In a new paper published in Briefings in Bioinformatics, we introduce an ontology-based framework for evaluating genome-scale function annotations. The work was carried out in BORG by Rund Tawfiq, Maxat Kulmanov and Robert Hoehndorf. Our framework uses the Gene Ontology (GO), GO-Plus, OWL reasoning, the OBO Relation Ontology and GO taxonomic constraints to make the implicit commitments of function annotations explicit at the level of whole genomes.

We formalize three system-level criteria. Completeness asks whether essential functions are present in a viable genome. Coherence asks whether functional dependencies are satisfied, for example when a GO class has required parts, when a pathway requires a chain of enzymatic steps, or when a heteromeric protein complex should be represented by more than one protein. Consistency asks whether the annotation set avoids mutually exclusive functions and taxonomic contradictions, using GO only in taxon and never in taxon constraints.

Much of the contribution is in turning ontology structure into measurable genome-scale constraints. We use OWL reasoning over GO and GO-Plus to identify dependencies expressed through relations such as has part and occurs in, extract thousands of GO class pairs connected by inferred has part relations, combine GO with MetaCyc pathway structure, and use taxon constraints as logical satisfiability checks. The formal framework introduces relations such as has function and in genome so that protein-level GO annotations can be evaluated as a coherent set over a proteome.

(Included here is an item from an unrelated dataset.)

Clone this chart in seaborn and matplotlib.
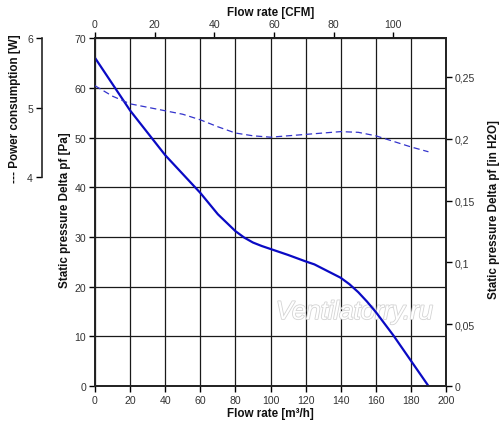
import matplotlib
import pandas as pd
import seaborn as sns
import matplotlib.patheffects as pe

matplotlib.use("Agg")
import matplotlib.pyplot as plt

# Flow rate in m3/h, static pressure in Pa
flow_pa = [0, 10, 20, 30, 40, 50, 60, 70, 80, 85, 90, 95, 100, 110, 120, 125, 130, 140, 145, 150,
           155, 160, 170, 180, 190]
pressure_pa = [66.1, 60.8, 55.5, 51.0, 46.5, 42.7, 38.9, 34.6, 31.2, 29.9, 28.9, 28.2, 27.6, 26.4,
               25.1, 24.5, 23.6, 21.8, 20.5, 18.9, 17.0, 14.9, 10.2, 5.1, 0.0]

# Power consumption in W
flow_w = [0, 10, 20, 40, 50, 60, 70, 80, 90, 100, 120, 140, 150, 160, 170, 180, 190]
power_w = [5.32, 5.17, 5.06, 4.96, 4.91, 4.83, 4.73, 4.64, 4.60, 4.58, 4.62, 4.66, 4.65, 4.60, 4.52,
           4.44, 4.37]

x_ticks = list(range(0, 201, 20))
y_ticks = list(range(0, 71, 10))
cfm_ticks = list(range(0, 101, 20))
inh2o_ticks = [0, 0.05, 0.1, 0.15, 0.2, 0.25]
inh2o_labels = ["0", "0,05", "0,1", "0,15", "0,2", "0,25"]
power_ticks = [4, 5, 6]

M3H_PER_CFM = 1.699
PA_PER_INH2O = 249.09

sns.set_theme(style="ticks")
plt.rcParams["font.family"] = ["Liberation Sans", "DejaVu Sans"]
plt.rcParams["axes.linewidth"] = 1.2

fig = plt.figure(figsize=(5.0, 4.27), dpi=100)
ax = fig.add_axes([0.19, 0.0937, 0.702, 0.8138])

df_p = pd.DataFrame({"flow": flow_pa, "pressure": pressure_pa})
df_w = pd.DataFrame({"flow": flow_w, "power": power_w})

tick_kw = dict(labelsize=7.6, labelcolor="#333333", length=4, width=1, color="black",
               direction="out", pad=2.5)
lab_kw = dict(fontsize=8.4, fontweight="bold", color="#111111")

ax.set_xlim(0, 200)
ax.set_ylim(0, 70)
ax.set_xticks(x_ticks)
ax.set_yticks(y_ticks)
ax.grid(True, color="#1a1a1a", linewidth=0.9)
ax.tick_params(**tick_kw)
for s in ax.spines.values():
    s.set_color("black")

sns.lineplot(data=df_p, x="flow", y="pressure", ax=ax, color="#0a0ac4", linewidth=1.6, zorder=5)
ax.set_xlabel("Flow rate [m³/h]", **lab_kw)
ax.set_ylabel("Static pressure Delta pf [Pa]", **lab_kw)
ax.xaxis.set_label_coords(0.5, -0.06)
ax.yaxis.set_label_coords(-0.068, 0.51)

# top axis in CFM
top = ax.secondary_xaxis("top", functions=(lambda m: m / M3H_PER_CFM, lambda c: c * M3H_PER_CFM))
top.set_xticks(cfm_ticks)
top.tick_params(**tick_kw)
top.set_xlabel("Flow rate [CFM]", labelpad=3, **lab_kw)

# right axis in inch of water
right = ax.twinx()
right.set_ylim(0, 70 / PA_PER_INH2O)
right.set_yticks(inh2o_ticks)
right.set_yticklabels(inh2o_labels)
right.tick_params(**tick_kw)
right.grid(False)
right.set_ylabel("Static pressure Delta pf [in H2O]", **lab_kw)
right.yaxis.set_label_coords(1.12, 0.51)

# power axis, detached on the left
pw = ax.twinx()
pw.set_ylim(1, 6)
pw.grid(False)
sns.lineplot(data=df_w, x="flow", y="power", ax=pw, color="#3333cc", linewidth=0.9,
             linestyle=(0, (5, 3)), zorder=5)
pw.spines["right"].set_visible(False)
pw.spines["top"].set_visible(False)
pw.spines["bottom"].set_visible(False)
pw.spines["left"].set_visible(True)
pw.spines["left"].set_position(("axes", -0.151))
pw.spines["left"].set_bounds(4, 6)
pw.yaxis.set_ticks_position("left")
pw.yaxis.set_label_position("left")
pw.set_yticks(power_ticks)
pw.tick_params(**tick_kw)
pw.set_xlabel("")
pw.set_ylabel("--- Power consumption [W]", **lab_kw)
pw.yaxis.set_label_coords(-0.212, 0.80)

wm = ax.text(0.74, 0.213, "Ventilatorry.ru", transform=ax.transAxes, fontsize=18.5, style="italic",
             color="white", ha="center", va="center", zorder=4)
wm.set_path_effects([pe.withStroke(linewidth=1.2, foreground="#d4d4d4")])

fig.savefig("out.png", dpi=100)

We applied the framework to manually curated function annotations from six model organisms and to computational predictions from seven methods. Curated model-organism annotations largely satisfied the proposed constraints, while current computational prediction methods systematically failed to produce biologically plausible genome-scale annotation sets. The results show a measurable gap between optimizing per-protein prediction accuracy and satisfying the system-level requirements that an organism-level annotation must meet.

We also show that the new metrics are complementary to CAFA-style protein-level evaluation: high individual-protein performance does not necessarily imply genome-scale completeness, coherence or consistency. This points to a practical direction for future function prediction and annotation systems, including topics central to the Function COSI community at ISMB: using ontology-derived constraints, post-hoc constraint satisfaction, system-level loss functions and proteome-scale architectures alongside protein-level evidence.